Designar de “esquerda” os partidos
socialistas e sociais-democratas europeus é deturpar o verdadeiro significado
daquela classificação. A acção recente do PS francês e do SPD alemão são disso exemplo
pois constituíram uma verdadeira frustração para quem estava à espera que
enfrentassem com algum ímpeto as arremetidas do capital financeiro mundial. O que
sucedeu foi exactamente o contrário, ou seja, deixaram-se agarrar pelo
neoliberalismo mais radical do velho continente. Desta “esquerda” pouco
poderemos esperar a não ser uma diluição cada vez maior dos princípios em que
se fundou.
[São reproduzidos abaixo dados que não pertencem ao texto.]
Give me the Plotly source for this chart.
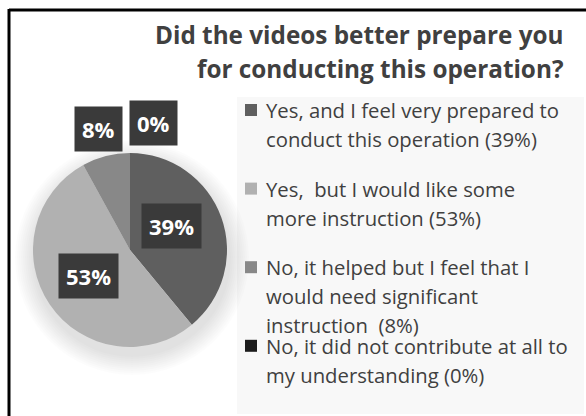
import math
import plotly.graph_objects as go

# ---- data ----
categories = [
    "Yes, and I feel very prepared to\nconduct this operation (39%)",
    "Yes,  but I would like some\nmore instruction (53%)",
    "No, it helped but I feel that I\nwould need significant\ninstruction  (8%)",
    "No, it did not contribute at all to\nmy understanding (0%)",
]
values = [39, 53, 8, 0]
value_labels = ["39%", "53%", "8%", "0%"]
title_lines = ["Did the videos better prepare you", "for conducting this operation?"]

# ---- style / layout ----
W, H = 586, 416
colors = ["#5f5f5f", "#b1b1b1", "#888888", "#1c1c1c"]
FONT = "Open Sans"
TXT = "#404040"
cx, cy, R = 130, 250, 97          # pie centre / radius in px
label_r = [0.46, 0.52, 1.29, 1.30]
label_dx = [0, 0, 0, 24]
label_dy = [-9, -2, 0, -1]


def px(x):
    return x / W


def py(y):
    return 1 - y / H


fig = go.Figure(go.Pie(
    labels=[c.replace("\n", " ") for c in categories],
    values=values,
    sort=False,
    direction="clockwise",
    rotation=0,
    marker=dict(colors=colors, line=dict(width=0)),
    textinfo="none",
    hoverinfo="label+percent",
    showlegend=False,
    domain=dict(x=[px(cx - R), px(cx + R)], y=[py(cy + R), py(cy - R)]),
))

shapes = [
    # frame (left + top lines)
    dict(type="line", xref="paper", yref="paper", x0=px(9), x1=px(9), y0=py(9), y1=0,
         line=dict(color="black", width=3)),
    dict(type="line", xref="paper", yref="paper", x0=px(9), x1=1, y0=py(10), y1=py(10),
         line=dict(color="black", width=3)),
    # legend backdrop
    dict(type="rect", xref="paper", yref="paper", x0=px(237), x1=px(584), y0=py(97), y1=py(414),
         fillcolor="#f8f8f8", line=dict(width=0), layer="below"),
]
# soft shadow behind the pie
for grow in range(2, 22, 2):
    shapes.append(dict(type="circle", xref="paper", yref="paper", layer="below",
                       x0=px(cx - R - grow + 2), x1=px(cx + R + grow + 2),
                       y0=py(cy + R + grow + 8), y1=py(cy - R - grow + 8),
                       fillcolor="black", opacity=0.012, line=dict(width=0)))
annotations = []

# title
for i, t in enumerate(title_lines):
    annotations.append(dict(text=f"<b>{t}</b>", xref="paper", yref="paper",
                             x=px(566), y=py(34 + i * 35), xanchor="right", yanchor="middle",
                             showarrow=False, font=dict(family=FONT, size=24.3, color=TXT)))

# value labels
total = sum(values)
cum = 0
for v, lab, rf, dx, dy in zip(values, value_labels, label_r, label_dx, label_dy):
    mid = (cum + v / 2) / total * 2 * math.pi
    cum += v
    lx = cx + math.sin(mid) * R * rf + dx
    ly = cy - math.cos(mid) * R * rf + dy
    annotations.append(dict(text=f"<b>{lab}</b>", xref="paper", yref="paper",
                            x=px(lx), y=py(ly), xanchor="center", yanchor="middle",
                            showarrow=False, bgcolor="#3a3a3a", borderpad=7,
                            font=dict(family=FONT, size=22, color="white")))

# legend
leg_x, leg_y0, leg_step, line_h, sq = 245, 110, 78.6, 29, 12
for i, (cat, col) in enumerate(zip(categories, colors)):
    y0 = leg_y0 + i * leg_step
    shapes.append(dict(type="rect", xref="paper", yref="paper",
                       x0=px(leg_x), x1=px(leg_x + sq), y0=py(y0 - sq / 2), y1=py(y0 + sq / 2),
                       fillcolor=col, line=dict(width=0)))
    for j, ln in enumerate(cat.split("\n")):
        annotations.append(dict(text=ln, xref="paper", yref="paper",
                                x=px(264), y=py(y0 + j * line_h), xanchor="left", yanchor="middle",
                                showarrow=False, font=dict(family=FONT, size=20.3, color=TXT)))

fig.update_layout(
    width=W, height=H, margin=dict(l=0, r=0, t=0, b=0),
    paper_bgcolor="white", plot_bgcolor="white",
    shapes=shapes, annotations=annotations,
)
fig.write_html("out.html", config={"displayModeBar": False},
               post_script="document.body.style.margin='0px';")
O SPD acaba de ser abocanhado pela direita da senhora Merkel, a
troco de “um prato de lentilhas” como muito bem afirma João Marques (diplomado em Ciências da Comunicação) no excelente
texto que transcrevemos do Diário de Coimbra de ontem.
Da Irlanda à Itália existia a
expectativa de que a eleição presidencial do socialista Francois Hollande
atenuaria os ímpetos hegemónicos alemães, no que à gestão europeia diz
respeito, nomeadamente nas aberrantes políticas de austeridade e numa abertura
a mecanismos de partilha de dívida, no âmbito de uma eventual união bancária.
Frustração foi e é a palavra
mais sentida, não só pelos franceses, e eis que ao fim de três meses após as eleições
alemães, tempo necessário às negociações entre a senhora Merkel e os
sociais-democratas (SPD) para um acordo governamental, tal sentimento se
acentuou, quanto ao futuro da Europa.
Um jornalista francês (Le Monde)
vai ao ponto de escrever que o SPD se vendeu por um prato de lentilhas – seis,
acrescento eu, equivalente ao número de pastas governamentais obtidas – pois o
acordo é um verdadeiro pesadelo para países como a Grécia ou Portugal, já que
durante anos e anos, vamos ter de obter excedentes orçamentais positivos, de
modo a reembolsar os credores, com os alemães na primeira linha.
Depois da ilusão de que uma
moeda e um mercado financeiro seriam suficientes para a criação de uma
verdadeira união bancária, reconheceu-se, finalmente, a necessidade de
existirem instrumentos de dívida partilhada, que Merkel sempre recusou e vai
continuar a fazê-lo, agora com o apoio da “nata” da social-democracia europeia.
Mesmo no plano interno, a introdução
tão badalada do salário mínimo (8,5€/h) não tem quaisquer impactos imediatos. Primeiro,
porque não se aplica a estagiários e aprendizes e, sobretudo, por só entrar em
vigor, na maioria dos contratos de trabalho, em Janeiro de 2017.
Também não encontrei nas
páginas do acordo CDU/CSU/SPD qualquer referência à criação de uma agência de notação
europeia – demasiado dispendioso para Bruxelas – nem sequer uma referência à já
famigerada taxa Tobin, sobre as transações bancárias.
Estamos perante um acordo que
em linhas gerais prossegue as politicas anteriores de aceitação da prepotência
e arrogância dos mercados financeiros e da globalização, que coloca a Europa,
como espaço geo-político, à beira de uma rutura, e a maioria dos seus
habitantes num plano inclinado de uma regressão social, sem fim à vista.
Nos países intervencionados
como o nosso, o sentimento de frustração e de revolta coexiste com os exames
positivos da tróica – agora foi o décimo – as ameaças de novos cortes no que
tem representado a sustentabilidade do sistema social, tendo como pano de fundo
um futuro incerto, como o reconheceu o próprio presidente do Banco Central
Europeu Mário Draghi, há poucos dias.
Se, e diga-se em abono da
verdade, as competências do Estado português já não eram muitas, é quase uma indecência
assistir ao avocar das que restavam.
As lentilhas fazem bem à
saúde, mas o (seu) prato – também descrito no nosso dicionário – indica a
miragem de um lucro pequeno, nunca compensado por uma grande perda.